SET PROBLEM. List each line of the data that holds the string "chart".

SOURCE DATA.
****************************************

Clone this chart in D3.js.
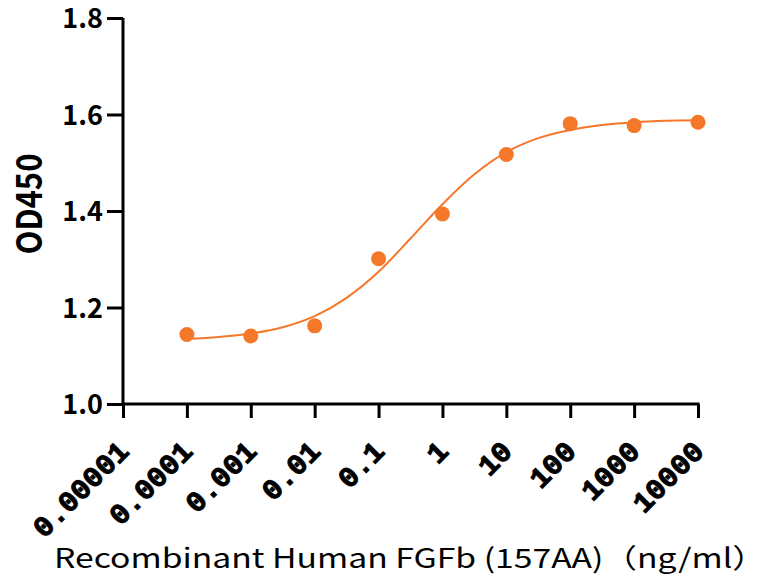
<!DOCTYPE html>
<html>
<head>
<meta charset="utf-8">
<script src="https://cdn.jsdelivr.net/npm/d3@7"></script>
<style>
  html, body { margin: 0; padding: 0; background: #ffffff; }
  svg { display: block; }
</style>
</head>
<body>
<svg id="chart" width="758" height="579"></svg>
<script>
// ---- Data ----
const concentrations = [0.0001, 0.001, 0.01, 0.1, 1, 10, 100, 1000, 10000];
const od450 = [1.144, 1.141, 1.162, 1.301, 1.394, 1.517, 1.581, 1.577, 1.584];
// fitted curve (log10 concentration, OD450)
const curveLogX = [-4, -3.5, -3, -2.5, -2, -1.5, -1, -0.5, 0, 0.5, 1, 1.5, 2, 2.5, 3, 3.5, 4];
const curveY = [1.135, 1.139, 1.146, 1.159, 1.182, 1.220, 1.274, 1.343, 1.414, 1.476, 1.522, 1.551, 1.568, 1.578, 1.584, 1.587, 1.588];
const xTickValues = [0.00001, 0.0001, 0.001, 0.01, 0.1, 1, 10, 100, 1000, 10000];
const xTickLabels = ["0.00001", "0.0001", "0.001", "0.01", "0.1", "1", "10", "100", "1000", "10000"];
const yTickValues = [1.0, 1.2, 1.4, 1.6, 1.8];
const yTickLabels = ["1.0", "1.2", "1.4", "1.6", "1.8"];
const xTitle = "Recombinant Human FGFb (157AA)（ng/ml）";
const yTitle = "OD450";

const color = "#F5782A";
const svg = d3.select("#chart");

const x = d3.scaleLog().domain([0.00001, 10000]).range([123, 698]);
const y = d3.scaleLinear().domain([1.0, 1.8]).range([404, 18]);

// Y axis
const yAxis = svg.append("g")
  .attr("transform", "translate(123,0)")
  .call(d3.axisLeft(y).tickValues(yTickValues)
    .tickFormat((d, i) => yTickLabels[i]).tickSize(16).tickPadding(4));
yAxis.select(".domain").attr("stroke", "#000").attr("stroke-width", 3)
  .attr("d", `M0,${y(1.8)}V${y(1.0)}`);
yAxis.selectAll(".tick line").attr("stroke", "#000").attr("stroke-width", 3);
yAxis.selectAll(".tick text")
  .attr("font-family", "'Noto Sans CJK SC', 'Noto Sans', sans-serif")
  .attr("font-weight", "bold").attr("font-size", 27).attr("fill", "#000")
  .attr("dy", "0.36em");

// X axis
const xAxis = svg.append("g")
  .attr("transform", "translate(0,404)")
  .call(d3.axisBottom(x).tickValues(xTickValues)
    .tickFormat((d, i) => xTickLabels[i]).tickSize(14).tickPadding(0));
xAxis.select(".domain").attr("stroke", "#000").attr("stroke-width", 3)
  .attr("d", `M${x(0.00001) - 1.5},0H${x(10000) + 1.5}`);
xAxis.selectAll(".tick line").attr("stroke", "#000").attr("stroke-width", 3);
xAxis.selectAll(".tick text")
  .attr("font-family", "'Liberation Mono', 'DejaVu Sans Mono', monospace")
  .attr("font-weight", "bold").attr("font-size", 29).attr("fill", "#000")
  .attr("stroke", "#000").attr("stroke-width", 1)
  .attr("text-anchor", "end")
  .attr("y", 0).attr("dy", 0)
  .attr("transform", "translate(7,49) rotate(-45)");

// Curve
const line = d3.line()
  .x(d => x(Math.pow(10, d)))
  .y((d, i) => y(curveY[i]))
  .curve(d3.curveMonotoneX);
svg.append("path")
  .datum(curveLogX)
  .attr("d", line)
  .attr("fill", "none")
  .attr("stroke", color)
  .attr("stroke-width", 2);

// Points
svg.append("g").selectAll("circle")
  .data(concentrations)
  .join("circle")
  .attr("cx", d => x(d))
  .attr("cy", (d, i) => y(od450[i]))
  .attr("r", 7.5)
  .attr("fill", color);

// Titles
svg.append("text")
  .attr("x", 54).attr("y", 568)
  .attr("text-anchor", "start")
  .attr("textLength", 712)
  .attr("lengthAdjust", "spacingAndGlyphs")
  .attr("font-family", "'Noto Sans CJK SC', 'Noto Sans', sans-serif")
  .attr("font-size", 27).attr("fill", "#000")
  .text(xTitle);

svg.append("text")
  .attr("transform", "translate(42,204) scale(1.15,1) rotate(-90)")
  .attr("text-anchor", "middle")
  .attr("font-family", "'Noto Sans CJK SC', 'Noto Sans', sans-serif")
  .attr("font-weight", "bold")
  .attr("font-size", 31).attr("fill", "#000")
  .text(yTitle);
</script>
</body>
</html>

****************************************

RESULT.
Clone this chart in D3.js.
<svg id="chart" width="758" height="579"></svg>
const svg = d3.select("#chart");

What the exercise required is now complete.